The Diamante River is a river in the Argentine province of Mendoza. It is born from glaciers on the Maipo, a volcano in the Andes range in the Argentine–Chilean border, and flows east until emptying in the Desaguadero River. Its drainage basin covers an area of 2750 km2 in the central region of Mendoza.

== Course ==
The Diamante is fed by ice-thaw-fed streams that flow into its source, the Diamante Lake. It has an average flow of 33 m3/s, with its maximum during the spring and summer; the October–March period accounts for 70 percent of the annual water volume.

The upper course of the river turns south and then back north, and becomes entrenched within the deep, narrow Agua del Toro Canyon, where it is dammed to produce hydroelectricity by the Agua del Toro Dam, at about 69° W, and a few kilometres later by the Los Reyunos Dam. Together these two power stations generate 500 MW.
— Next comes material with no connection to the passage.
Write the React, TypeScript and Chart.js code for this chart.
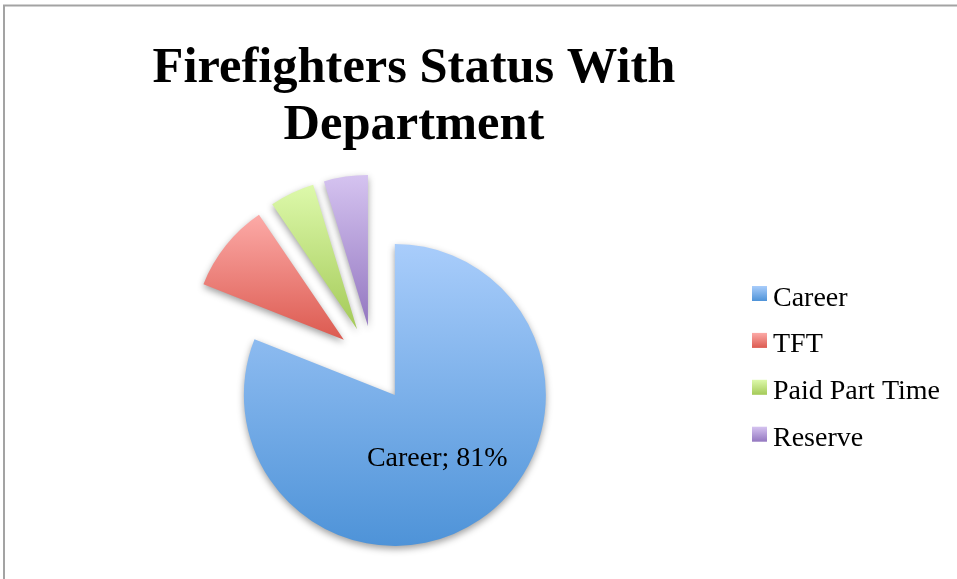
import React, { useEffect, useRef } from "react";
import { Chart, registerables } from "chart.js";

Chart.register(...registerables);

// ---- data ----
const titleLines = ["Firefighters Status With", "Department"];
const categories = ["Career", "TFT", "Paid Part Time", "Reserve"];
const shares = [81, 9.5, 4.8, 4.7];
const labelShown = [true, false, false, false];
const topColors = ["#a9cdfb", "#fcaaa7", "#ddf9ab", "#d5c3f0"];
const bottomColors = ["#4e93d8", "#dc5a50", "#a4ca58", "#9377c0"];

// ---- style ----
const W = 957;
const H = 579;
const RADIUS = 151;
const EXPLODE = 38;
const SERIF = '"Liberation Serif", "Times New Roman", serif';

function wedgeExtent(x: number, y: number, r: number, a0: number, a1: number) {
  const ys = [y, y + r * Math.sin(a0), y + r * Math.sin(a1)];
  for (const a of [-Math.PI / 2, Math.PI / 2, (3 * Math.PI) / 2]) {
    if (a >= a0 && a <= a1) ys.push(y + r * Math.sin(a));
  }
  return [Math.min(...ys), Math.max(...ys)];
}

const excelPie = {
  id: "excelPie",
  beforeDraw(chart: any) {
    const c = chart.ctx;
    c.save();
    c.fillStyle = "#ffffff";
    c.fillRect(0, 0, chart.width, chart.height);
    c.strokeStyle = "#a3a3a3";
    c.lineWidth = 2;
    c.beginPath();
    c.moveTo(4, chart.height);
    c.lineTo(4, 5.5);
    c.lineTo(chart.width, 5.5);
    c.stroke();
    c.restore();
  },
  afterDatasetsUpdate(chart: any) {
    const meta = chart.getDatasetMeta(0);
    const c = chart.ctx;
    meta.data.forEach((arc: any, i: number) => {
      const mid = (arc.startAngle + arc.endAngle) / 2;
      arc.x += Math.cos(mid) * EXPLODE;
      arc.y += Math.sin(mid) * EXPLODE;
      const [t, b] = wedgeExtent(arc.x, arc.y, arc.outerRadius, arc.startAngle, arc.endAngle);
      const g = c.createLinearGradient(0, t, 0, b);
      g.addColorStop(0, topColors[i]);
      g.addColorStop(1, bottomColors[i]);
      arc.options = Object.assign({}, arc.options, { backgroundColor: g });
    });
  },
  beforeDatasetsDraw(chart: any) {
    const c = chart.ctx;
    c.save();
    c.shadowColor = "rgba(0,0,0,0.38)";
    c.shadowBlur = 7;
    c.shadowOffsetX = 0;
    c.shadowOffsetY = 3;
  },
  afterDatasetsDraw(chart: any) {
    const c = chart.ctx;
    c.restore();
    const meta = chart.getDatasetMeta(0);
    const total = shares.reduce((s, v) => s + v, 0);
    c.save();
    c.fillStyle = "#000000";
    c.font = `28px ${SERIF}`;
    c.textAlign = "center";
    c.textBaseline = "middle";
    meta.data.forEach((arc: any, i: number) => {
      if (!labelShown[i]) return;
      const p = arc.getCenterPoint();
      const pct = Math.round((shares[i] / total) * 100);
      c.fillText(`${categories[i]}; ${pct}%`, p.x, p.y + 1);
    });
    c.restore();
  },
  afterDraw(chart: any) {
    const c = chart.ctx;
    c.save();
    // title
    c.fillStyle = "#000000";
    c.font = `bold 50.5px ${SERIF}`;
    c.textAlign = "center";
    c.textBaseline = "alphabetic";
    titleLines.forEach((line, i) => c.fillText(line, 414, 82 + i * 57));
    // legend
    c.font = `28px ${SERIF}`;
    c.textAlign = "left";
    categories.forEach((name, i) => {
      const top = 286 + i * 46.9;
      const g = c.createLinearGradient(0, top, 0, top + 15);
      g.addColorStop(0, topColors[i]);
      g.addColorStop(1, bottomColors[i]);
      c.fillStyle = g;
      c.fillRect(752, top, 15, 15);
      c.fillStyle = "#000000";
      c.fillText(name, 773, top + 19.5);
    });
    c.restore();
  },
};

export default function App() {
  const ref = useRef<HTMLCanvasElement>(null);
  useEffect(() => {
    const chart = new Chart(ref.current as HTMLCanvasElement, {
      type: "pie",
      data: {
        labels: categories,
        datasets: [
          {
            data: shares,
            backgroundColor: topColors,
            borderWidth: 0,
            radius: RADIUS,
            clip: false,
          } as any,
        ],
      },
      options: {
        responsive: false,
        animation: false,
        layout: { padding: { left: 0, right: 210, top: 148, bottom: 0 } },
        plugins: {
          legend: { display: false },
          title: { display: false },
          tooltip: { enabled: false },
        },
        events: [],
      },
      plugins: [excelPie as any],
    });
    return () => chart.destroy();
  }, []);
  return (
    <div style={{ position: "absolute", left: 0, top: 0, width: W, height: H, background: "#fff" }}>
      <canvas ref={ref} width={W} height={H} style={{ display: "block" }} />
    </div>
  );
}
Upon reaching the plain, the Diamante loses part of its volume through infiltration and evaporation. It turns in a gentle arc, passing south of the city of San Rafael, in the geographical center of Mendoza, where it is used for irrigation (together with the Atuel River).

The river splits in multiple branches shortly before reaching the Desaguadero (here called Salado), on the border with the province of San Luis.